#### Directive:
Restate all of the data exactly.

#### Material provided:
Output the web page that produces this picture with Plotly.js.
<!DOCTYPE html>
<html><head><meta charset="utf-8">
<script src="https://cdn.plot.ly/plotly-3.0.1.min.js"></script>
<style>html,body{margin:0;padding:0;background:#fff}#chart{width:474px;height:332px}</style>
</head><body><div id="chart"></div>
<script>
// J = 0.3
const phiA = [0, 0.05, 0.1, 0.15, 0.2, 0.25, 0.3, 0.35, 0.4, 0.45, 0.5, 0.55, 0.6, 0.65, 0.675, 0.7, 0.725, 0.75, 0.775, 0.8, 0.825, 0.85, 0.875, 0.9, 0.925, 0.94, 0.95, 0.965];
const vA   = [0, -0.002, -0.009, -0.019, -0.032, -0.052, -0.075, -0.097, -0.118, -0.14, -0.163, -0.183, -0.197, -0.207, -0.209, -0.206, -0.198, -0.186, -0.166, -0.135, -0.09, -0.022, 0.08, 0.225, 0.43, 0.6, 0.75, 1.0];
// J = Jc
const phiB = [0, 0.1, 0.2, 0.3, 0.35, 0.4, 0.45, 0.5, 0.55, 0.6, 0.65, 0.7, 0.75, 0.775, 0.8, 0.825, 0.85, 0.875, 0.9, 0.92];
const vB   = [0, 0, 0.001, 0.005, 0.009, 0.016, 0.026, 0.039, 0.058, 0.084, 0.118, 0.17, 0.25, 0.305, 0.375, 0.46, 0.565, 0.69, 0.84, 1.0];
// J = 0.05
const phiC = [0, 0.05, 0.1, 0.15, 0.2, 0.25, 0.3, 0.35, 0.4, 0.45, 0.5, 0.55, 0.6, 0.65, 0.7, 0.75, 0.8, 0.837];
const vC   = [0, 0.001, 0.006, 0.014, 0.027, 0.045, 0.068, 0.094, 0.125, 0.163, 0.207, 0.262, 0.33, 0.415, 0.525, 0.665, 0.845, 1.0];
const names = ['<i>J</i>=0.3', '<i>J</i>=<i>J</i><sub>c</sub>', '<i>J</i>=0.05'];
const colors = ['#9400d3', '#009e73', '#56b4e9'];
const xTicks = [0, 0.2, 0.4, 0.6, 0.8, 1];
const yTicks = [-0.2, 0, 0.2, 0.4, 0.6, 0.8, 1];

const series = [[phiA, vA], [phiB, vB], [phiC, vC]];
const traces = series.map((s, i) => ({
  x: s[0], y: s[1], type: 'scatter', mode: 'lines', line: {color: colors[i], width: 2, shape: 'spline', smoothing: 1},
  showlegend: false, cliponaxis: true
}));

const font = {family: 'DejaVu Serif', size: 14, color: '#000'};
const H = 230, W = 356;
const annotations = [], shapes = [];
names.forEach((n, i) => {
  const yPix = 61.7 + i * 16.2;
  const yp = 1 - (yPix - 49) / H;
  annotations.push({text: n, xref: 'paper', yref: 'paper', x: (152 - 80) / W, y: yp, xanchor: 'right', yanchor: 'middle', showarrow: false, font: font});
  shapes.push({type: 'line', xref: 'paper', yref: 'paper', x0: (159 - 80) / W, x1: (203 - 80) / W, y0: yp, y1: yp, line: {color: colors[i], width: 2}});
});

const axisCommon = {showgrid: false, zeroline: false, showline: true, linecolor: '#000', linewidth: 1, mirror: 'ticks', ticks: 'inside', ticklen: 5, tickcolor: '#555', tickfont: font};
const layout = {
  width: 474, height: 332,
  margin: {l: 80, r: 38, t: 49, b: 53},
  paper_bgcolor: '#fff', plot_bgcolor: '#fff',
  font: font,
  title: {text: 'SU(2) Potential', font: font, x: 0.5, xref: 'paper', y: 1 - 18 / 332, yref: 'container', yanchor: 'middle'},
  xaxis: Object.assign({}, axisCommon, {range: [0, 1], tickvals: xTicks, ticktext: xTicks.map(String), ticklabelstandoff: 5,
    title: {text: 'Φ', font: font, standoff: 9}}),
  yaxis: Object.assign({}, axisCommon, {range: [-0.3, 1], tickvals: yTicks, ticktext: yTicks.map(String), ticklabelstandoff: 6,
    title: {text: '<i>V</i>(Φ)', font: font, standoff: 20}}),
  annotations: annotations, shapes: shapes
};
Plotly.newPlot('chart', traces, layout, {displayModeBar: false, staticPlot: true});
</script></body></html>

#### Complete response:
Output the web page that produces this picture with Plotly.js.
<!DOCTYPE html>
<html><head><meta charset="utf-8">
<script src="https://cdn.plot.ly/plotly-3.0.1.min.js"></script>
<style>html,body{margin:0;padding:0;background:#fff}#chart{width:474px;height:332px}</style>
</head><body><div id="chart"></div>
<script>
// J = 0.3
const phiA = [0, 0.05, 0.1, 0.15, 0.2, 0.25, 0.3, 0.35, 0.4, 0.45, 0.5, 0.55, 0.6, 0.65, 0.675, 0.7, 0.725, 0.75, 0.775, 0.8, 0.825, 0.85, 0.875, 0.9, 0.925, 0.94, 0.95, 0.965];
const vA   = [0, -0.002, -0.009, -0.019, -0.032, -0.052, -0.075, -0.097, -0.118, -0.14, -0.163, -0.183, -0.197, -0.207, -0.209, -0.206, -0.198, -0.186, -0.166, -0.135, -0.09, -0.022, 0.08, 0.225, 0.43, 0.6, 0.75, 1.0];
// J = Jc
const phiB = [0, 0.1, 0.2, 0.3, 0.35, 0.4, 0.45, 0.5, 0.55, 0.6, 0.65, 0.7, 0.75, 0.775, 0.8, 0.825, 0.85, 0.875, 0.9, 0.92];
const vB   = [0, 0, 0.001, 0.005, 0.009, 0.016, 0.026, 0.039, 0.058, 0.084, 0.118, 0.17, 0.25, 0.305, 0.375, 0.46, 0.565, 0.69, 0.84, 1.0];
// J = 0.05
const phiC = [0, 0.05, 0.1, 0.15, 0.2, 0.25, 0.3, 0.35, 0.4, 0.45, 0.5, 0.55, 0.6, 0.65, 0.7, 0.75, 0.8, 0.837];
const vC   = [0, 0.001, 0.006, 0.014, 0.027, 0.045, 0.068, 0.094, 0.125, 0.163, 0.207, 0.262, 0.33, 0.415, 0.525, 0.665, 0.845, 1.0];
const names = ['<i>J</i>=0.3', '<i>J</i>=<i>J</i><sub>c</sub>', '<i>J</i>=0.05'];
const colors = ['#9400d3', '#009e73', '#56b4e9'];
const xTicks = [0, 0.2, 0.4, 0.6, 0.8, 1];
const yTicks = [-0.2, 0, 0.2, 0.4, 0.6, 0.8, 1];

const series = [[phiA, vA], [phiB, vB], [phiC, vC]];
const traces = series.map((s, i) => ({
  x: s[0], y: s[1], type: 'scatter', mode: 'lines', line: {color: colors[i], width: 2, shape: 'spline', smoothing: 1},
  showlegend: false, cliponaxis: true
}));

const font = {family: 'DejaVu Serif', size: 14, color: '#000'};
const H = 230, W = 356;
const annotations = [], shapes = [];
names.forEach((n, i) => {
  const yPix = 61.7 + i * 16.2;
  const yp = 1 - (yPix - 49) / H;
  annotations.push({text: n, xref: 'paper', yref: 'paper', x: (152 - 80) / W, y: yp, xanchor: 'right', yanchor: 'middle', showarrow: false, font: font});
  shapes.push({type: 'line', xref: 'paper', yref: 'paper', x0: (159 - 80) / W, x1: (203 - 80) / W, y0: yp, y1: yp, line: {color: colors[i], width: 2}});
});

const axisCommon = {showgrid: false, zeroline: false, showline: true, linecolor: '#000', linewidth: 1, mirror: 'ticks', ticks: 'inside', ticklen: 5, tickcolor: '#555', tickfont: font};
const layout = {
  width: 474, height: 332,
  margin: {l: 80, r: 38, t: 49, b: 53},
  paper_bgcolor: '#fff', plot_bgcolor: '#fff',
  font: font,
  title: {text: 'SU(2) Potential', font: font, x: 0.5, xref: 'paper', y: 1 - 18 / 332, yref: 'container', yanchor: 'middle'},
  xaxis: Object.assign({}, axisCommon, {range: [0, 1], tickvals: xTicks, ticktext: xTicks.map(String), ticklabelstandoff: 5,
    title: {text: 'Φ', font: font, standoff: 9}}),
  yaxis: Object.assign({}, axisCommon, {range: [-0.3, 1], tickvals: yTicks, ticktext: yTicks.map(String), ticklabelstandoff: 6,
    title: {text: '<i>V</i>(Φ)', font: font, standoff: 20}}),
  annotations: annotations, shapes: shapes
};
Plotly.newPlot('chart', traces, layout, {displayModeBar: false, staticPlot: true});
</script></body></html>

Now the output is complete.